Le premier article de municipalité qui a été décrété porte que, dans chaque commune, il y aura un registre sur lequel seront inscrits les noms de tous les citoyens actifs, lesquels au surplus seront tenus de prêter entre les mains du chef de la municipalité le serment de défendre la constitution, etc. Le comité a ensuite proposé un article en ces termes : “Les citoyens français qui auront remis les conditions de l’inscription civique et du serment patriotique seront dispensés des autres conditions d’éligibilité pour l’Assemblée nationale, si, au premier scrutin, ils ont réuni les trois quarts des suffrages des électeurs”.

Cet article a été vivement attaqué et vivement défendu : d’un côté, on reprochait au comité de reproduire sous une nouvelle forme ce qui avait déjà été proscrit cinq ou six fois sous des formes diverses. On lui reprochait de vouloir éluder la contribution de 34 livres, l’âge et le domicile. On ne voyait dans sa marche que l’envie de favoriser ou les intriguant, ou les gens riches, ou les habitants de Paris : plusieurs personnes le lui reproché. Le comité d’un autre côté, et ses partisans ne voyaient dans les adversaires de cet article que des ennemis de l’égalité et de la liberté des élections. M. Roederer est celui qui l’a défendu avec le plus de force : son discours, rempli d’exagération et de phrases emportées, n’aurait pas une autre tournure s’il eût voulu proposer la loi agraire, et cependant il a été applaudi, parce qu’on est toujours sûr de l’être quand on passe les bornes e qu’on exagère. On a été aux voix par assis et levé : l’épreuve a été évidemment douteuse. L’appel nominal a été fait : il en résulte que 453 voix ont rejeté l’article. 443 l’ont adopté.

Ainsi cet article n’est pas admis. Il est difficile de trouver étrange que ceux qui ont voté pour les articles dont celui-ci est une exception aient refusé de l’adopter. Cependant il me semble qu’il est sujet à moins d’inconvénients que ceux qui ont été prescrits. Peut-être même aurait-on pu en faire un article utile, en exigeant la totalité des voix ; mais il ne faut pas dissimuler que l’espèce de finesse qu’a apportée le comité à reproduire si souvent et sous tant de formes une disposition si souvent rejetée a irrité les esprits et ne les a pas préparés à un examen bien impartial. (…)
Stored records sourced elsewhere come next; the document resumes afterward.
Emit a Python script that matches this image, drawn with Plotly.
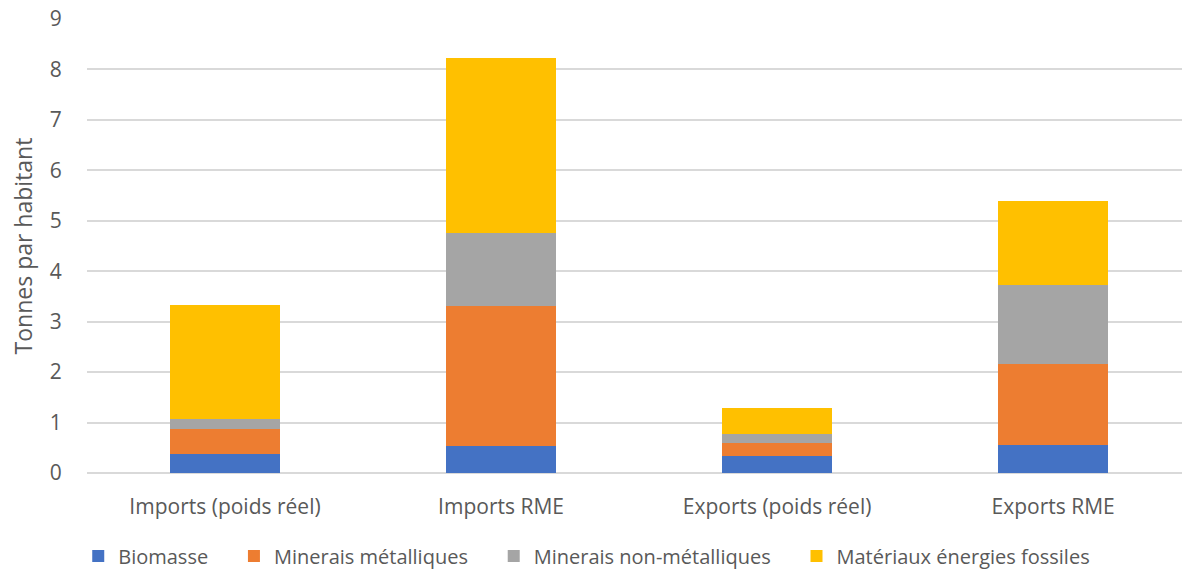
import plotly.graph_objects as go

categories = ["Imports (poids réel)", "Imports RME", "Exports (poids réel)", "Exports RME"]
biomasse = [0.38, 0.54, 0.34, 0.56]
minerais_metal = [0.50, 2.78, 0.25, 1.60]
minerais_non_metal = [0.19, 1.44, 0.19, 1.56]
fossiles = [2.26, 3.47, 0.50, 1.68]

series = [
    ("Biomasse", biomasse, "#4472C4"),
    ("Minerais métalliques", minerais_metal, "#ED7D31"),
    ("Minerais non-métalliques", minerais_non_metal, "#A5A5A5"),
    ("Matériaux énergies fossiles", fossiles, "#FFC000"),
]

font_family = "Open Sans"
text_color = "#595959"
fs = 20
pad = "\u00a0" * 4  # extra room between legend entries

fig = go.Figure()
for i, (name, vals, color) in enumerate(series):
    fig.add_trace(go.Bar(
        x=categories, y=vals,
        name=name + (pad if i < len(series) - 1 else ""),
        marker=dict(color=color, line=dict(width=0)),
        width=0.4,
    ))

fig.update_layout(
    barmode="stack",
    width=1182, height=569,
    margin=dict(l=87, r=0, t=19, b=96, autoexpand=False),
    plot_bgcolor="white", paper_bgcolor="white",
    font=dict(family=font_family, size=fs, color=text_color),
    showlegend=True,
    legend=dict(
        orientation="h", x=-0.008, xanchor="left", y=-0.14, yanchor="top",
        font=dict(size=fs, color=text_color),
        traceorder="normal",
        itemwidth=30,
    ),
    xaxis=dict(
        range=[-0.5, 3.467], showgrid=False, showline=False, automargin=False,
        ticks="outside", ticklen=15, tickcolor="rgba(0,0,0,0)",
        tickfont=dict(size=21, color=text_color),
    ),
    yaxis=dict(
        range=[0, 9], dtick=1, showgrid=True, gridcolor="#D9D9D9", gridwidth=1.5,
        zeroline=True, zerolinecolor="#D9D9D9", zerolinewidth=1.5, automargin=False,
        ticks="outside", ticklen=20, tickcolor="rgba(0,0,0,0)",
        tickfont=dict(size=21, color=text_color),
        title=dict(text="Tonnes par habitant", font=dict(size=23, color=text_color), standoff=10),
    ),
)

fig.write_html("out.html")
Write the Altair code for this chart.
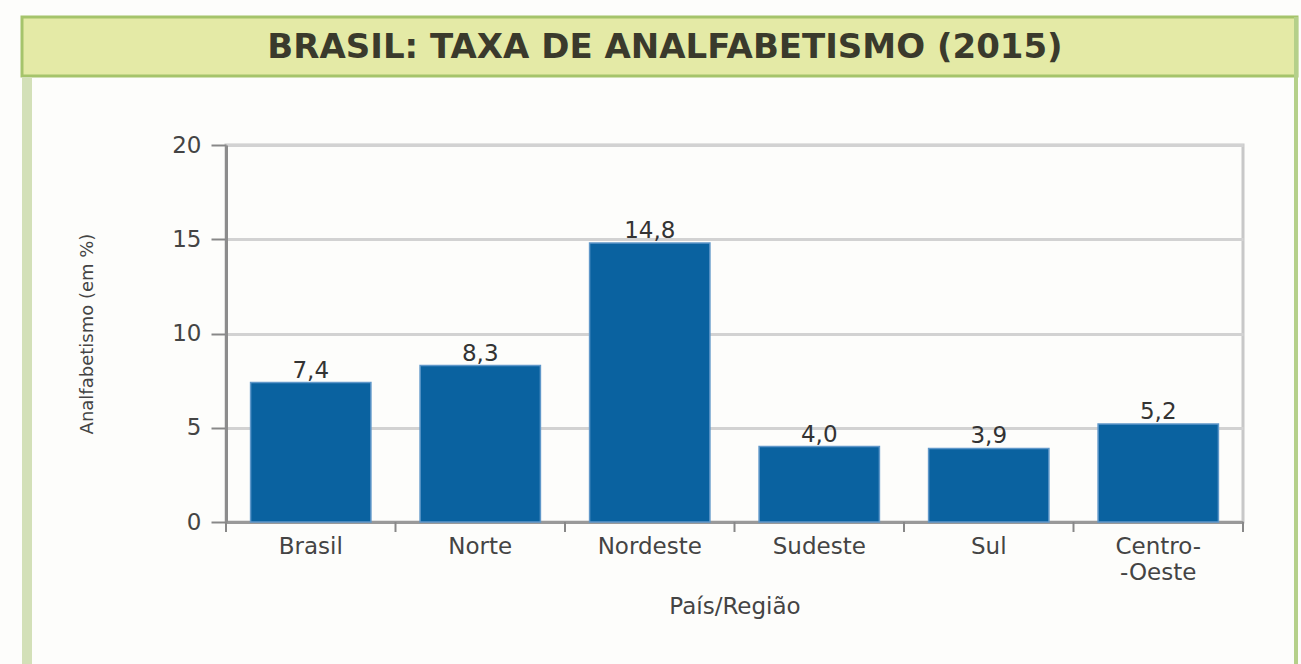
import altair as alt
import pandas as pd

# Data
regioes = ["Brasil", "Norte", "Nordeste", "Sudeste", "Sul", "Centro-Oeste"]
taxas = [7.4, 8.3, 14.8, 4.0, 3.9, 5.2]
y_ticks = [0, 5, 10, 15, 20]
titulo = "BRASIL: TAXA DE ANALFABETISMO (2015)"

df = pd.DataFrame({"regiao": regioes, "taxa": taxas})
df["rotulo"] = [f"{v:.1f}".replace(".", ",") for v in taxas]
df_last = df.iloc[[-1]]
one = pd.DataFrame({"a": [0]})

W, H = 1017, 377
L, T = 226, 145
P_IN = 0.29
STEP = W / len(regioes)
HALF_GAP = P_IN * STEP / 2

FONT = "DejaVu Sans"

x_enc = alt.X(
    "regiao:N",
    sort=regioes,
    scale=alt.Scale(paddingInner=P_IN, paddingOuter=P_IN / 2),
    axis=alt.Axis(
        title="País/Região",
        labelAngle=0,
        tickSize=10,
        tickOpacity=0,
        domainColor="#999999",
        domainWidth=3,
        labelPadding=3,
        labelFont=FONT,
        labelFontSize=23,
        labelColor="#444444",
        labelLineHeight=26,
        labelBaseline="top",
        labelExpr="datum.label == 'Centro-Oeste' ? ['Centro-', '-Oeste'] : datum.label",
        titleFont=FONT,
        titleFontSize=23,
        titleFontWeight="normal",
        titleColor="#444444",
        titleY=84,
        titleBaseline="middle",
    ),
)

y_enc = alt.Y(
    "taxa:Q",
    scale=alt.Scale(domain=[0, 20], nice=False),
    axis=alt.Axis(
        title="Analfabetismo (em %)",
        values=y_ticks,
        tickSize=15,
        tickColor="#888888",
        tickWidth=2,
        domainColor="#8c8c8c",
        domainWidth=3,
        grid=True,
        gridColor="#d2d2d2",
        gridWidth=3,
        labelPadding=10,
        labelFont=FONT,
        labelFontSize=23,
        labelColor="#444444",
        titleFont=FONT,
        titleFontSize=18,
        titleFontWeight="normal",
        titleColor="#444444",
        titleX=87 - L,
        titleY=H / 2,
        titleAlign="center",
        titleBaseline="middle",
        titleAngle=-90,
    ),
)

band = alt.Chart(one).mark_rect(fill="#e4eaa6", stroke="#a5c46b", strokeWidth=3).encode(
    x=alt.value(22 - L), x2=alt.value(1297 - L), y=alt.value(17 - T), y2=alt.value(76 - T)
)
left_line = alt.Chart(one).mark_rect(fill="#d3e0b8").encode(
    x=alt.value(22 - L), x2=alt.value(32 - L), y=alt.value(77 - T), y2=alt.value(664 - T)
)
right_line = alt.Chart(one).mark_rect(fill="#b5d08a").encode(
    x=alt.value(1294 - L), x2=alt.value(1298 - L), y=alt.value(17 - T), y2=alt.value(664 - T)
)
title_text = alt.Chart(one).mark_text(
    text=titulo, font=FONT, fontSize=34, fontWeight="bold", color="#3a3a2c",
    align="center", baseline="middle"
).encode(x=alt.value(665 - L), y=alt.value(48 - T))

bars = alt.Chart(df).mark_bar(color="#0a62a0", stroke="#5f97c9", strokeWidth=1.5).encode(
    x=x_enc, y=y_enc
)
labels = alt.Chart(df).mark_text(
    font=FONT, fontSize=23, color="#333333", baseline="alphabetic", dy=-5
).encode(x=alt.X("regiao:N", sort=regioes), y="taxa:Q", text="rotulo:N")

# x-axis ticks between bands
ticks_start = alt.Chart(df).mark_rule(color="#888888", strokeWidth=2, xOffset=-HALF_GAP).encode(
    x=alt.X("regiao:N", sort=regioes, bandPosition=0),
    y=alt.value(H), y2=alt.value(H + 10)
)
ticks_end = alt.Chart(df_last).mark_rule(color="#888888", strokeWidth=2, xOffset=HALF_GAP).encode(
    x=alt.X("regiao:N", sort=regioes, bandPosition=1),
    y=alt.value(H), y2=alt.value(H + 10)
)

chart = alt.layer(band, left_line, right_line, title_text, bars, labels, ticks_start, ticks_end).properties(
    width=W,
    height=H,
    padding={"left": L, "top": T, "right": 1301 - L - W, "bottom": 664 - T - H},
    autosize=alt.AutoSizeParams(type="none"),
    background="#fdfdfb",
).configure_view(stroke="#c8c8c8", strokeWidth=3)

chart.save("out.html", embed_options={"renderer": "svg", "actions": False})
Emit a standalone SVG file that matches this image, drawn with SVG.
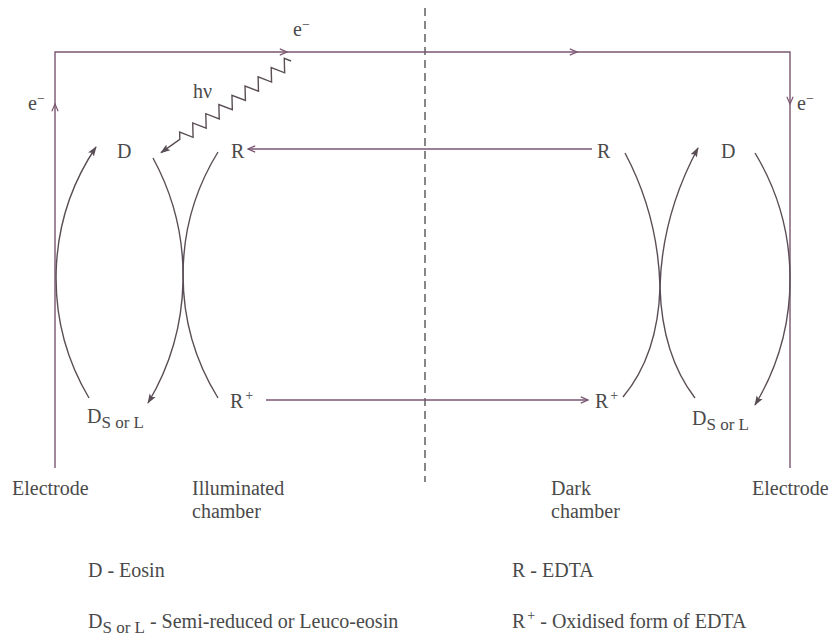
<svg xmlns="http://www.w3.org/2000/svg" width="835" height="637" viewBox="0 0 835 637">
<defs>
<style>
.t{font-family:"Liberation Serif","Times New Roman",serif;font-size:20px;fill:#4a4a4a}
.sub{font-size:17px}
.sup{font-size:14px}
.wire{fill:none;stroke:#7a5570;stroke-width:1.4}
.curve{fill:none;stroke:#5a4e56;stroke-width:1.4}
.dash{fill:none;stroke:#555;stroke-width:1.4;stroke-dasharray:8 5}
</style>
<marker id="open" viewBox="0 0 10 10" refX="9" refY="5" markerWidth="9" markerHeight="9" markerUnits="userSpaceOnUse" orient="auto">
<path d="M1,1.5 L9,5 L1,8.5" fill="none" stroke="#7a5570" stroke-width="1.3"/>
</marker>
<marker id="solid" viewBox="0 0 10 10" refX="9" refY="5" markerWidth="10" markerHeight="10" markerUnits="userSpaceOnUse" orient="auto">
<path d="M0,1.5 L10,5 L0,8.5 L2,5 z" fill="#5a4e56"/>
</marker>
</defs>
<rect width="835" height="637" fill="#ffffff"/>

<g id="connectors">
<path class="dash" d="M425,8 L425,482"/>
<path class="wire" d="M55,468 L55,104" marker-end="url(#open)"/>
<path class="wire" d="M55,104 L55,52 L287,52" marker-end="url(#open)"/>
<path class="wire" d="M287,52 L577,52" marker-end="url(#open)"/>
<path class="wire" d="M577,52 L790,52 L790,104" marker-end="url(#open)"/>
<path class="wire" d="M790,104 L790,468"/>
<path class="wire" d="M592,149 L248,149" marker-end="url(#open)"/>
<path class="wire" d="M266,400 L588,400" marker-end="url(#open)"/>
<g transform="translate(291,61) rotate(144.83)">
<path class="curve" d="M0,0 L4,6 L12,-6 L20,6 L28,-6 L36,6 L44,-6 L52,6 L60,-6 L68,6 L76,-6 L84,6 L92,-6 L100,6 L108,-6 L116,6 L124,-6 L132,6 L136,0 L159,0" marker-end="url(#solid)"/>
</g>
<path class="curve" d="M89,398 A235,235 0 0 1 96,147" marker-end="url(#solid)"/>
<path class="curve" d="M153,158 A247,247 0 0 1 148,403" marker-end="url(#solid)"/>
<path class="curve" d="M218,152 A234,234 0 0 0 218,398"/>
<path class="curve" d="M625,153 Q658,215 660,287 Q662,355 695,398"/>
<path class="curve" d="M623,397 Q658,355 660,287 Q662,215 698,148" marker-end="url(#solid)"/>
<path class="curve" d="M755,153 A244,244 0 0 1 755,405" marker-end="url(#solid)"/>
</g>

<g id="e-top"><text class="t" x="293" y="36">e<tspan class="sup" dy="-7">−</tspan></text></g>
<g id="e-left"><text class="t" x="28" y="110">e<tspan class="sup" dy="-7">−</tspan></text></g>
<g id="e-right"><text class="t" x="797" y="110">e<tspan class="sup" dy="-7">−</tspan></text></g>
<g id="hv"><text class="t" x="193" y="98">hν</text></g>

<g id="D-left"><text class="t" x="117" y="158">D</text></g>
<g id="R-left"><text class="t" x="231" y="158">R</text></g>
<g id="R-right"><text class="t" x="597" y="158">R</text></g>
<g id="D-right"><text class="t" x="721" y="158">D</text></g>

<g id="Rplus-left"><text class="t" x="230" y="408">R<tspan class="sup" dx="2" dy="-8">+</tspan></text></g>
<g id="Rplus-right"><text class="t" x="595" y="408">R<tspan class="sup" dx="2" dy="-8">+</tspan></text></g>
<g id="DS-left"><text class="t" x="87" y="423">D<tspan class="sub" dy="5">S or L</tspan></text></g>
<g id="DS-right"><text class="t" x="692" y="425">D<tspan class="sub" dy="5">S or L</tspan></text></g>

<g id="label-electrode-left"><text class="t" x="12" y="495">Electrode</text></g>
<g id="label-illuminated"><text class="t" x="192" y="495">Illuminated</text><text class="t" x="192" y="518">chamber</text></g>
<g id="label-dark"><text class="t" x="551" y="495">Dark</text><text class="t" x="551" y="518">chamber</text></g>
<g id="label-electrode-right"><text class="t" x="752" y="495">Electrode</text></g>

<g id="legend">
<text class="t" x="88" y="577">D - Eosin</text>
<text class="t" x="512" y="577">R - EDTA</text>
<text class="t" x="88" y="628">D<tspan class="sub" dy="5">S or L</tspan><tspan dy="-5"> - Semi-reduced or Leuco-eosin</tspan></text>
<text class="t" x="512" y="628">R<tspan class="sup" dx="2" dy="-8">+</tspan><tspan dy="8"> - Oxidised form of EDTA</tspan></text>
</g>
</svg>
Journal d’Adrien Duquesnoy, député du Tiers état de Bar-le-Duc, sur l’Assemblée constituante : 3 mai 1789-3 avril 1790, t. 2 (Paris, 1894), p. 141-142.

Image : Pierre-Louis Roederer

1 December 1789: “On ne peut trop se hâter, Messieurs, de faire jouir la nation de cet avantage”.

(…) Enfin M. Guillotin a obtenu la parole. Il proposait quelques réformes dans notre code criminel, l’uniformité de peines pour tous les individus, abolition de toute peine de mort autre que la décapitation au moyen d’une machine. Le premier article est d’une justice si évidente qu’il n’a pu éprouvé aucune difficulté ; il n’en est pas de même du second ; beaucoup de gens pensent que l’assassin en général doit être le seul puni de mort, mais qu’il faut une peine plus forte pour le parricide ou régicide que pour l’assassin ordinaire. Il est fort [difficile] de ne pas être de cet avis. Cet article aussi a occasionné les plus grands débats.

Eu général, la motion de M. Guillotin en excitait les plus vifs ; c’était devenu affaire de parti, non pour ne pas en adopter les dispositions essentielles, mais pour ne pas la laisser passer… (…)

Le discours du docteur Guillotin était d’un genre très extraordinaire : trop long de beaucoup, de détails inutiles, des idées cent fois rebattues, pour appuyer des vérités très reconnues, incontestables et incontestées ; mais ce qu’on a remarqué de plus plaisant, c’est qu’après avoir fait la description de sa machine, il a dit: On ne peut trop se hâter, Messieurs, de faire jouir la nation de cet avantage. Il a fait la description d’une pareille machine dont on se sert en Italie pour les supplices, et il a fait le tableau le plus extraordinaire de l’exécution. La tête est posée sous le fatal instrument, il tombe, la tête vole, le sang jaillit, etc. On sent combien de telles idées étaient de mauvais goût dans une telle assemblée et sur un tel sujet. Aussi n’ont-elles pas été écoutées sans de grands murmures. On assure que le docteur Guillotin ne met autant de chaleur à cette affaire, et surtout à l’uniformité des peines, à l’abolition du supplice de la corde, que parce qu’il est très attaché à la maison de Lorraine et qu’il craint pour le prince de Lambese.

Journal d’Adrien Duquesnoy, député du Tiers état de Bar-le-Duc, sur l’Assemblée constituante : 3 mai 1789-3 avril 1790, t. 2 (Paris, 1894), p. 117-119.